• Brief: Below are some entries. Transcribe the lines from the one holding "Write the D3.js code for this chart." to the one holding "const y = d3.scaleLinear().domain([2, 7]).range([538, 57]);", inclusive, but not the pictures among them.

-------- Exercise data

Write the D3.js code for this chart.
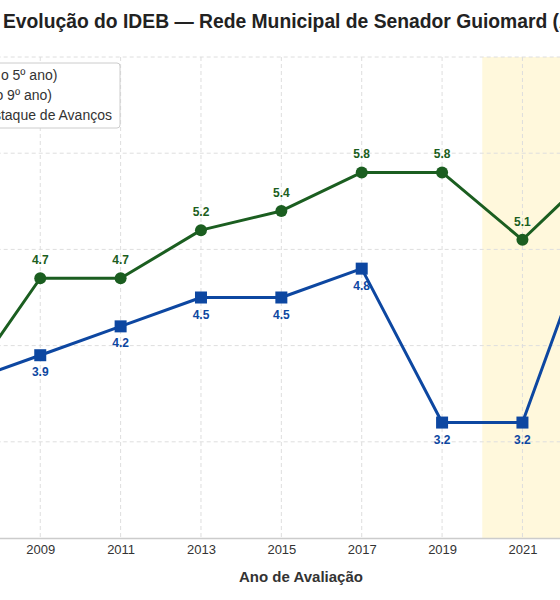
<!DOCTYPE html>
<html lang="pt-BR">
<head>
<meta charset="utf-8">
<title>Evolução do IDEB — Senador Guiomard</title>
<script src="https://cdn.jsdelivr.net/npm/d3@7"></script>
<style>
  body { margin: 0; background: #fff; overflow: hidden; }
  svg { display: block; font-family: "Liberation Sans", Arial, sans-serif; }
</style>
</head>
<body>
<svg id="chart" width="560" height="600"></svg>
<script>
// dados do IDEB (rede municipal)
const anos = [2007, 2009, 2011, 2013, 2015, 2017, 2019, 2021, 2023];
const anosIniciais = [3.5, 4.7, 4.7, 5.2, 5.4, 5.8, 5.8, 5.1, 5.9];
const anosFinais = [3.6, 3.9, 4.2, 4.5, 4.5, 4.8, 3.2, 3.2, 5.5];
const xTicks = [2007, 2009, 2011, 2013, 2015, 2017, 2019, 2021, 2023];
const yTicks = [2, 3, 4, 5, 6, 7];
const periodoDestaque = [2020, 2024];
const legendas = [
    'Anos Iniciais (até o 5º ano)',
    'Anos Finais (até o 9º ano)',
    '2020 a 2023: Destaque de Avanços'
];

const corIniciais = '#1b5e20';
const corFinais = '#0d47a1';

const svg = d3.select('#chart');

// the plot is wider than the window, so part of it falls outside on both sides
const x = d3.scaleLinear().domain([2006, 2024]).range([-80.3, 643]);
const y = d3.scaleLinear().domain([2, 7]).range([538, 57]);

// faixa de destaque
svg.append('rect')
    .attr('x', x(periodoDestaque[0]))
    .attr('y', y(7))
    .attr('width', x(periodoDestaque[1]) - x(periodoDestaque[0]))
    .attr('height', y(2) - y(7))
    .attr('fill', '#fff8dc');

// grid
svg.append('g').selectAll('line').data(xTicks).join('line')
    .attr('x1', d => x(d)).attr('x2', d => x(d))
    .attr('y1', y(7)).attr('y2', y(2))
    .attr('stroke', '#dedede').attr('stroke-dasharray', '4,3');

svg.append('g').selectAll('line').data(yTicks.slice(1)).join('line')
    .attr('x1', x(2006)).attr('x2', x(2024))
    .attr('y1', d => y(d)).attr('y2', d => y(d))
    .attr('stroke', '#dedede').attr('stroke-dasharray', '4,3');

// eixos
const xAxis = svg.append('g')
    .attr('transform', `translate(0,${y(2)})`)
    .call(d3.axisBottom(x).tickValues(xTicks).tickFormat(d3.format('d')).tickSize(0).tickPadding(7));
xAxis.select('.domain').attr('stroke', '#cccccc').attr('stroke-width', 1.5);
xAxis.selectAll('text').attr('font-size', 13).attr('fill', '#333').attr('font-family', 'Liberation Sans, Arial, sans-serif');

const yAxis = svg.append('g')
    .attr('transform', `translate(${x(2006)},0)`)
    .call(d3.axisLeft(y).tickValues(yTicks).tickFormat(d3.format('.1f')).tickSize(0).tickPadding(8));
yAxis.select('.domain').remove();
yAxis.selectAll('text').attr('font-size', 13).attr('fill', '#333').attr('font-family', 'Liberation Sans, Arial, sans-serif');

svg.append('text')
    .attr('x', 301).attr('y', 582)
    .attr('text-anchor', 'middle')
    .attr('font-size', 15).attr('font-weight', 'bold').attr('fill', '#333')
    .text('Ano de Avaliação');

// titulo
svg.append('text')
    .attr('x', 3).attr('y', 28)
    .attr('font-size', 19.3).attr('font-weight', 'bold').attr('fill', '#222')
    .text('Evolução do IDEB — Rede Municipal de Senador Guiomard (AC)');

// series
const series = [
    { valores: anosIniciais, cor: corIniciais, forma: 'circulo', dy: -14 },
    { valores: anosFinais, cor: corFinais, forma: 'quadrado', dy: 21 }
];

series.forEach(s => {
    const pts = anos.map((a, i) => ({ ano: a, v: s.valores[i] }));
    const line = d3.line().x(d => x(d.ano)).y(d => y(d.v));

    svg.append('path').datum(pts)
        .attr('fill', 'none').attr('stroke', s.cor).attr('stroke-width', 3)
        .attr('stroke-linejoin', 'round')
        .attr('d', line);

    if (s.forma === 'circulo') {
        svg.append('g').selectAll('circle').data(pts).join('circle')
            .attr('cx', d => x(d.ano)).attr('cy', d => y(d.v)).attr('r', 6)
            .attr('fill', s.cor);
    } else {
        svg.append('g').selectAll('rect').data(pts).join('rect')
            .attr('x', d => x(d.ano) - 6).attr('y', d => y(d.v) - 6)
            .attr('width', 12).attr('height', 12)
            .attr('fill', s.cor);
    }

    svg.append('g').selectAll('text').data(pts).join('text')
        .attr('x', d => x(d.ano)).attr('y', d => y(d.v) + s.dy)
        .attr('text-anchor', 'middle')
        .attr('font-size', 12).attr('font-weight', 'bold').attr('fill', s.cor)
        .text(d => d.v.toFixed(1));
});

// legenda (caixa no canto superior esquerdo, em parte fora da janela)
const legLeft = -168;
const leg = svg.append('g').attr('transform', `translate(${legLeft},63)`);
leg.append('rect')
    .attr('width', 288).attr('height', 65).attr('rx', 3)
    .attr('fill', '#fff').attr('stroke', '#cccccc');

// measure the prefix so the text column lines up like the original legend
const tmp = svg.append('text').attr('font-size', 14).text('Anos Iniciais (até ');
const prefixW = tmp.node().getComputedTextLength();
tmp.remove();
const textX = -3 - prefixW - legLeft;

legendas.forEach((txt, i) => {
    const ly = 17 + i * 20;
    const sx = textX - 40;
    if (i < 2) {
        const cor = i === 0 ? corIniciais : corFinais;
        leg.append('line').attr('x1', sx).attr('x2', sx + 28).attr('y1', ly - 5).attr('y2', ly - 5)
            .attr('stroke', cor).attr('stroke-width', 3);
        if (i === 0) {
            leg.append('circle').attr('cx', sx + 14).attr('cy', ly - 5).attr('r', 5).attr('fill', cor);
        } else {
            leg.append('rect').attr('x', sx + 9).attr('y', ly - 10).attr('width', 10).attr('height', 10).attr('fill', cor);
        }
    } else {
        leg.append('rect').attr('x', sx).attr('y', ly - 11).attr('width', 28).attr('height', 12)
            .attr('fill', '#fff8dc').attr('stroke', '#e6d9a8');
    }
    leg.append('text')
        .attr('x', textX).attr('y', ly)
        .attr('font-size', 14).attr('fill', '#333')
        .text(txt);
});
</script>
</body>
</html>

----------------
-------- Exercise data

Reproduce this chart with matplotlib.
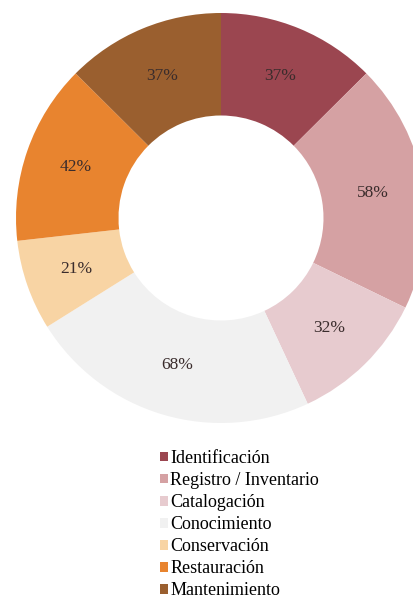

----------------
-------- Exercise data

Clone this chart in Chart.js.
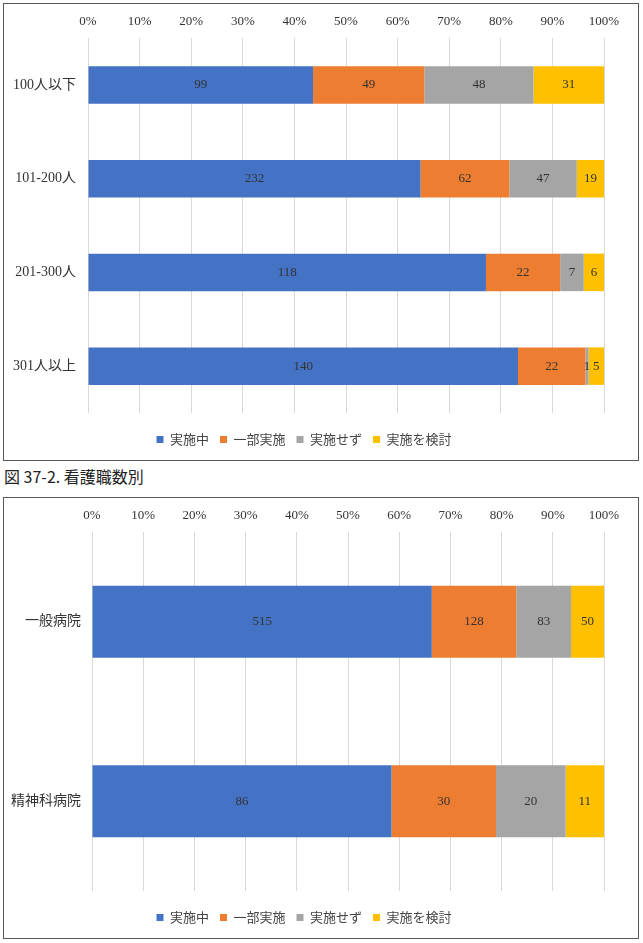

----------------

• Completed task:
Write the D3.js code for this chart.
<!DOCTYPE html>
<html lang="pt-BR">
<head>
<meta charset="utf-8">
<title>Evolução do IDEB — Senador Guiomard</title>
<script src="https://cdn.jsdelivr.net/npm/d3@7"></script>
<style>
  body { margin: 0; background: #fff; overflow: hidden; }
  svg { display: block; font-family: "Liberation Sans", Arial, sans-serif; }
</style>
</head>
<body>
<svg id="chart" width="560" height="600"></svg>
<script>
// dados do IDEB (rede municipal)
const anos = [2007, 2009, 2011, 2013, 2015, 2017, 2019, 2021, 2023];
const anosIniciais = [3.5, 4.7, 4.7, 5.2, 5.4, 5.8, 5.8, 5.1, 5.9];
const anosFinais = [3.6, 3.9, 4.2, 4.5, 4.5, 4.8, 3.2, 3.2, 5.5];
const xTicks = [2007, 2009, 2011, 2013, 2015, 2017, 2019, 2021, 2023];
const yTicks = [2, 3, 4, 5, 6, 7];
const periodoDestaque = [2020, 2024];
const legendas = [
    'Anos Iniciais (até o 5º ano)',
    'Anos Finais (até o 9º ano)',
    '2020 a 2023: Destaque de Avanços'
];

const corIniciais = '#1b5e20';
const corFinais = '#0d47a1';

const svg = d3.select('#chart');

// the plot is wider than the window, so part of it falls outside on both sides
const x = d3.scaleLinear().domain([2006, 2024]).range([-80.3, 643]);
const y = d3.scaleLinear().domain([2, 7]).range([538, 57]);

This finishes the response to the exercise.